Anders picks up the story when her protagonists are in middle school. They are the class weirdos and, like unhappy families, each weird in their own way. At first, they try to go separate ways, hoping the beasts of middle school will prey on the other. By the time they are reluctant allies and almost friends, another of the book’s charms shows up: the weirdness that is almost but not quite too much. The two are underneath an escalator at a mall, making a game of guessing what the people are like when they can only see feet and ankles going by.

“That lady in the white sneakers is an acrobat. And a spy,” Patricia said. “She travels around the world, doing performances and planting cameras in top-secret buildings. She can sneak in anywhere because she’s a contortionist as well as an acrobat.”
A man in cowboy boots and black jeans came past, and Laurence said this was a rodeo champion who had been challenged to a Dance Dance Revolution showdown against the world’s best break-dancer and it was happening at this very mall. (p. 56)

The middle-school game continues until

The man in black slippers and worn gray socks was an assassin, said Patricia, a member of a secret society of trained killers who stalked their prey, looking for the perfect moment to strike and kill undetected. (p. 56)

They break off, saying how boring their own shoes are because their parents pick them out. Just a brief incident in establishing a friendship, except that Patricia was entirely correct about the man in the black slippers. Not only is he an assassin, he is there to kill the two of them thereby, he believes, saving the world from a future war between magic and science. Only his order has a prohibition against killing minors; he not only loses sight of his targets, he nearly dies of poisoning in a Cheesecake Factory because his order has taken offense at his actions.

I liked the melding of the random and the crucial — what if the assassin is right, and the two are really fated to destroy the world? — for how it interrupted the smooth progression of the story and injected some of the absurdity of life. Magic and tech are by no means domesticated in Anders’ version of our world, and some very strange stuff can happen.

Patricia is rescued from middle school’s horrors by an invitation to attend a school of magic, as one would expect from a book like this. And then Anders skips it entirely! I thought that was terrific. She goes straight to Patricia as a young woman as part of a company of magicians in San Francisco. Laurence is in the same city, a portrait of the young man as a tech genius, leading startups to change the world while still understanding very little about people. They cross paths, and don’t know quite what to do with each other.

About the only unsure step in the book is about two-thirds of the way through when Anders visibly sets the rest of the plot in motion. It was bound to happen; this is a plot-driven book rather than a character-driven one, and the inflection point had to come along sooner or later. I didn’t mind so much, it’s just that the rest of the book fits together so neatly that it was rare to see the gears become visible. The book’s model of politics is also about what one would expect to see from the point of view of Bay Area twentysomethings.

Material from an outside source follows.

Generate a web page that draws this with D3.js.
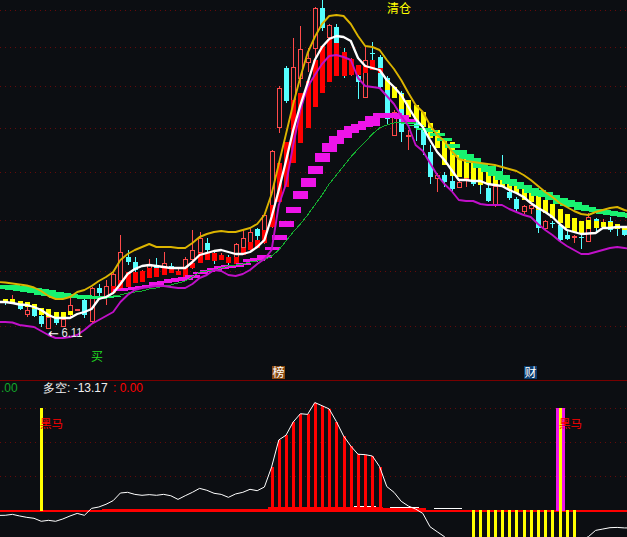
<!DOCTYPE html>
<html><head><meta charset="utf-8">
<style>html,body{margin:0;padding:0;background:#0c0e12;overflow:hidden}svg{display:block}text{font-family:"Liberation Sans",Arial,sans-serif}.cjk{font-family:"Noto Sans CJK SC",sans-serif}.arr{font-family:"DejaVu Sans",sans-serif}</style>
<script src="https://cdn.jsdelivr.net/npm/d3@7"></script></head><body><svg id="c" width="627" height="537"></svg>
<script>
// Main panel values are on an index scale (0 at the bottom, 400 at the top). Index -1..87 for the lines.
const gridMain=[390,353,314,272,228,180,129,74];
const gridSub=[75,50,25];
const gold=[118,117.5,116.5,115.5,114.5,112.5,109,104,101,101,103,108,110,114,119,123,128,140,146,150,153,156,153,153,153,152,152,157,163,166,168,169,168,168,170,172,176,185,206,236,266,296,323,347,363,376,384,385,384,376,364,354,353,350,340,331,320,307,295,288,275,265,259,249,241,239,238,237,236,235,233,231,229,225,220,214,208,203,197,193,189,186,185,188,190,192,193,190,188];
const white=[98,98,97,95.5,95,93,90,85,82,82,82,86,88,91,101,103,107,116,126,131,134,135,134,133,132,132,132,138,145,147,149,150,148,146,146,148,153,160,183,210,239,270,295,317,340,353,361,364,363,359,342,334,332,330,320,313,305,293,281,273,260,248,240,230,220,220,219,219,216,215,214,210,207,203,197,192,188,183,176,170,168,166,166.5,167,172,172,173,173,173];
const purple=[78,78,77.5,75,74,73,69,65,62,62,63,65,70,76,80,84,88,98,105,110,112,113,114,114,113,112,112,116,122,125,130,129,125,124,126,130,136,141,150,195,216,255,290,313,325,336,344,345,343,340,322,314,313,312,304,296,284,274,255,249,237,225,216,209,200,199,199,196,195,195,195,191,188,185,183,176,170,165,159,154,150,146,146,148,150,152,153,152,151];
const thinStart=15;
const thin=[104,105,107,108,109,111,112,114,115,117,119,123,128,129,130,132,134,135,136,138,139,140,144,150,159,168,176,185,195,205,216,225,234,243,251,258,266,272,275,277,278,278,277];
const open=[100,97,96,86,91,84,72,81,74,87,90,100,79,112,103,112,112,143,138,120,132,135,132,134,126,132,141,148,157,147,141,143,137,153,158,171,158,195,273,332,298,322,338,352,392,363,373,348,326,324,303,347,343,322,265,307,264,277,270,248,222,225,219,213,220,221,216,212,195,222,208,201,189,192,190,172,177,175,165,163,163,159,181,174,179,174,170];
const close=[97,101,91,90,84,76,83,77,81,95,91,85,112,107,114,126,148,138,130,128,135,132,137,132,129,141,150,162,150,142,145,137,156,162,168,164,185,249,312,299,333,351,342,392,372,375,357,325,340,318,340,346,313,281,288,268,265,272,255,223,225,218,211,218,222,216,215,199,214,214,202,191,194,195,172,179,176,160,161,164,162,183,173,178,170,171,165];
const high=[101,105,98,95,93,86,85,88,82,102,91,105,113,116,120,127,165,150,143,130,141,142,148,137,132,143,170,168,162,150,147,145,157,171,173,172,186,250,314,334,362,374,352,393,400,376,376,352,342,330,354,358,345,324,290,309,270,280,275,255,227,228,227,219,223,222,217,215,215,245,210,203,195,196,192,180,179,176,170,165,167,187,182,181,183,176,172];
const low=[95,96,90,83,83,73,72,75,74,82,90,82,77,100,95,111,111,135,128,119,131,130,130,128,125,123,131,147,146,136,140,132,133,145,150,160,156,172,267,297,290,313,328,340,369,350,350,322,324,301,302,333,310,275,264,258,250,259,245,216,208,213,209,212,213,214,206,198,193,213,200,189,186,186,167,170,172,159,160,157,151,158,168,173,168,164,164];
// overlay bars [top, bottom]
const yellowLeft=[[101,97],[101,96],[99,95],[98,93],[96,91],[92,85],[91,83],[88,81],[88,81],[89,85]];
const redStart=15;
const redBars=[[114,107],[120,112],[128,113],[128,117],[129,118],[132,122],[132,123],[132,125],[131,127],[129,125],[132,123],[137,132],[147,137],[148,140],[147,139],[145,140],[143,137],[143,136],[152,145],[158,150],[160,152],[170,157],[195,173],[237,198],[258,213],[300,237],[307,257],[319,272],[340,293],[354,307],[361,318],[357,324],[348,324],[341,325],[335,325],[335,327],[340,330],[332,327]];
const yellowStart=53;
const yellowRight=[[320,310],[313,302],[306,291],[300,283],[295,279],[288,273],[277,262],[270,252],[262,235],[258,224],[247,223],[244,222],[240,220],[235,215],[230,216],[228,215],[224,213],[220,210],[217,207],[212,200],[210,198],[205,190],[200,187],[196,182],[191,177],[186,172],[182,168],[179,166],[180,171],[179,172],[178,173],[178,172],[176,171],[174,170]];
// ribbon blocks
const greenLeft=[[115,111],[115,111],[115,110],[114,109],[113,108],[112,107],[111,105],[110,104],[108,102],[107,102],[106,102],[105,102],[105,101],[104,101],[104,101],[104,102],[104,103]];
const magentaStart=16;
const magenta=[[111,109],[112,110],[113,111],[114,112],[115,113],[118,115],[119,117],[121,118],[122,119],[123,120],[125,122],[128,126],[130,128],[132,129],[134,131],[135,132],[135,133],[137,135],[141,138],[142,139],[145,142],[153,150],[165,160],[179,173],[193,187],[209,201],[222,213],[234,226],[247,238],[257,248],[264,256],[270,262],[274,267],[276,270],[279,273],[284,274],[287,282],[287,282],[287,282],[285,281],[281,278]];
const greenRightStart=56;
const greenRight=[[277,276],[275,274],[272,270],[270,268],[267,264],[262,259],[256,252],[250,245],[246,241],[242,237],[237,232],[234,228],[229,224],[225,220],[221,216],[218,214],[215,211],[212,207],[210,204],[208,203],[205,200],[202,196],[200,194],[198,193],[195,190],[193,189],[191,188],[190,186],[189,185],[188,184],[187,183],[186,182]];
// lower panel
const duokongLeft=-4;
const duokong=[-3.9,-3.2,-4.4,-5.4,-6.1,-8.3,-7.6,-8.3,-6.6,-4.4,-2.5,-3.9,1.2,2.2,4.2,6.9,12.5,13,11.5,10.8,11.3,10.8,11.5,10.5,7.8,10.5,13,15.9,14.5,12.3,11.5,9.3,11.8,13,15.2,14.2,16.9,31.6,51.5,55,64.7,70.8,70.3,79,76.7,74.3,65,54.4,47,41,40.7,39.7,31.9,17.2,13,6.4,2.9,0.7,-2.5,-12.3,-16,-19.6,-24,-28,-31,-34,-36,-38,-40,-41,-42,-42,-41,-40,-38,-36,-34,-31,-28,-25,-22,-19.6,-15,-14,-13,-12.8,-13.17,-13.17];
const redStemFrom=37, redStemTo=52;
const yellowStems=[65,66,67,68,69,70,71,72,73,74,75,76,77,78,79];
const stemLow=-25;
const signalBars=[5,77];
const signalPink=[77];
const baseBand=[[14,36,1],[37,52,2.4],[53,58,1.2]];
const whiteDashes=[[49,51,2.3],[54,57,1.4],[60,63,0.7]];
const labelDuokong="多空: -13.17", labelRed=": 0.00", labelGreen=".00", labelLow="6.11";

const svg=d3.select("#c");
const x=d3.scaleLinear().domain([0,86]).range([5.2,624.4]);
const y=d3.scaleLinear().domain([0,400]).range([400,0]);
const ys=d3.scaleLinear().domain([0,75]).range([510,408]);
const W=627,H=537,bg="#0c0e12";
const px=i=>Math.round(x(i));
svg.append("rect").attr("width",W).attr("height",H).attr("fill",bg);
const gridCol="#660a0a";
const g=svg.append("g").attr("shape-rendering","crispEdges");
g.selectAll(".gm").data(gridMain).join("line").attr("x1",0).attr("x2",W).attr("y1",d=>Math.round(y(d))+.5).attr("y2",d=>Math.round(y(d))+.5).attr("stroke",gridCol).attr("stroke-dasharray","1 4");
g.selectAll(".gs").data(gridSub).join("line").attr("class","gs").attr("x1",0).attr("x2",W).attr("y1",d=>Math.round(ys(d))+.5).attr("y2",d=>Math.round(ys(d))+.5).attr("stroke",gridCol).attr("stroke-dasharray","1 4");
g.append("line").attr("x1",0).attr("x2",W).attr("y1",380.5).attr("y2",380.5).attr("stroke","#780000");

// candles
const candles=d3.range(open.length).map(i=>({i,o:open[i],c:close[i],h:high[i],l:low[i],up:close[i]>=open[i]}));
const cg=g.append("g");
cg.selectAll("line.w").data(candles).join("line").attr("class","w").attr("x1",d=>px(d.i)+.5).attr("x2",d=>px(d.i)+.5).attr("y1",d=>y(d.h)).attr("y2",d=>y(d.l)).attr("stroke",d=>d.up?"#ff4a4a":"#55ffff");
cg.selectAll("rect.b").data(candles).join("rect").attr("class","b")
 .attr("x",d=>d.up?px(d.i)-2+.5:px(d.i)-2).attr("width",d=>d.up?4:5)
 .attr("y",d=>Math.round(y(Math.max(d.o,d.c)))+(d.up?.5:0)).attr("height",d=>Math.max(1,Math.round(Math.abs(d.o-d.c))))
 .attr("fill",d=>d.up?bg:"#55ffff").attr("stroke",d=>d.up?"#ff4a4a":"none");

// overlay bars
function bars(arr,start,col,w){
  g.append("g").selectAll("rect").data(arr).join("rect")
   .attr("x",(d,k)=>px(k+start)-Math.floor(w/2)).attr("width",w)
   .attr("y",d=>y(d[0])).attr("height",d=>y(d[1])-y(d[0])).attr("fill",col);
}
bars(yellowLeft,0,"#ffff00",5);
bars(redBars,redStart,"#ff0000",5);
bars(yellowRight,yellowStart,"#ffff00",5);
bars(greenLeft,-1,"#18f270",15);
bars(magenta,magentaStart,"#ee14e8",15);
bars(greenRight,greenRightStart,"#18f270",15);

// lines
const line=(arr,start,col,w)=>svg.append("path").datum(arr)
 .attr("d",d3.line().x((d,k)=>x(k+start)).y(d=>y(d))).attr("fill","none").attr("stroke",col).attr("stroke-width",w).attr("stroke-linejoin","round");
line(thin,thinStart,"#14b030",1).attr("shape-rendering","crispEdges");
line(gold,-1,"#dcb400",1.9);
line(purple,-1,"#c010c8",1.9);
line(white,-1,"#ffffff",2.3);

// lower panel
const sp=svg.append("g").attr("shape-rendering","crispEdges");
sp.append("rect").attr("x",0).attr("width",W).attr("y",510).attr("height",2).attr("fill","#ff0000");
baseBand.forEach(([a,b,v])=>sp.append("rect").attr("x",x(a)-3.6).attr("width",x(b)-x(a)+7.2).attr("y",ys(v)).attr("height",ys(0)-ys(v)+1).attr("fill","#ff0000"));
whiteDashes.forEach(([a,b,v])=>sp.append("rect").attr("x",x(a)-3.6).attr("width",x(b)-x(a)+7.2).attr("y",ys(v)-1).attr("height",1).attr("fill","#ffffff"));
sp.selectAll("rect.rs").data(d3.range(redStemFrom,redStemTo+1)).join("rect").attr("class","rs")
 .attr("x",i=>px(i)-1).attr("width",3).attr("y",i=>ys(duokong[i])).attr("height",i=>ys(0)-ys(duokong[i])).attr("fill","#ff0000");
sp.selectAll("rect.ys").data(yellowStems).join("rect").attr("class","ys")
 .attr("x",i=>px(i)-1).attr("width",3).attr("y",ys(0)).attr("height",ys(stemLow)-ys(0)).attr("fill","#ffff00");
sp.selectAll("rect.pk").data(signalPink).join("rect").attr("class","pk")
 .attr("x",i=>px(i)-4).attr("width",9).attr("y",ys(75)).attr("height",ys(0)-ys(75)+1).attr("fill","#ee14e8");
sp.selectAll("rect.sg").data(signalBars).join("rect").attr("class","sg")
 .attr("x",i=>px(i)-1).attr("width",3).attr("y",ys(75)).attr("height",ys(0)-ys(75)+1).attr("fill","#ffff00");
svg.append("path").datum([duokongLeft].concat(duokong)).attr("d",d3.line().x((d,k)=>x(k-1)).y(d=>ys(d))).attr("fill","none").attr("stroke","#ffffff").attr("stroke-width",1);

// labels
const t=(s,xx,yy,col,size,cls)=>svg.append("text").text(s).attr("x",xx).attr("y",yy).attr("fill",col).attr("font-size",size).attr("class",cls||null);
t("清仓",387,13,"#ffff00",12,"cjk");
t("买",91,361,"#22dd22",12,"cjk");
t("←",48,338,"#ffffff",13,"arr");
t(labelLow,61.5,337,"#e8e8e8",13).attr("textLength",21).attr("lengthAdjust","spacingAndGlyphs");
svg.append("rect").attr("x",272).attr("y",366).attr("width",13).attr("height",13).attr("fill","#8a4a10");
t("榜",272.5,377,"#ffffff",12,"cjk");
svg.append("rect").attr("x",524).attr("y",366).attr("width",13).attr("height",13).attr("fill","#0a3c6e");
t("财",524.5,377,"#ffffff",12,"cjk");
t(labelGreen,1,392,"#12a82a",12);
t(labelDuokong,43,392,"#f0f0f0",12);
t(labelRed,113,392,"#ff0000",12);
t("黑马",40,428,"#ff0000",11.5,"cjk");
t("黑马",559,428,"#ff0000",11.5,"cjk");
</script></body></html>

At any rate, disasters start piling up, and not only can neither technology nor magic set things aright, it looks as if the two strands are working in active opposition and making situations worse. Or maybe even bringing about ultimate disasters. The story hurtles to a conclusion, one that fits the characters and the world as Anders has shown it.

All the Birds in the Sky is a book of delights, large and small. The supporting cast is vivid, the protagonists interesting and full of life. Writing about it, I have jumped back in at several places and could have happily kept going all over again, even knowing where it goes.

This is the third Hugo finalist I have read this year, and also the third I have written about. It was nominated in the category of novel. The winner will be announced at Worldcon 75, August 2017 in Helsinki.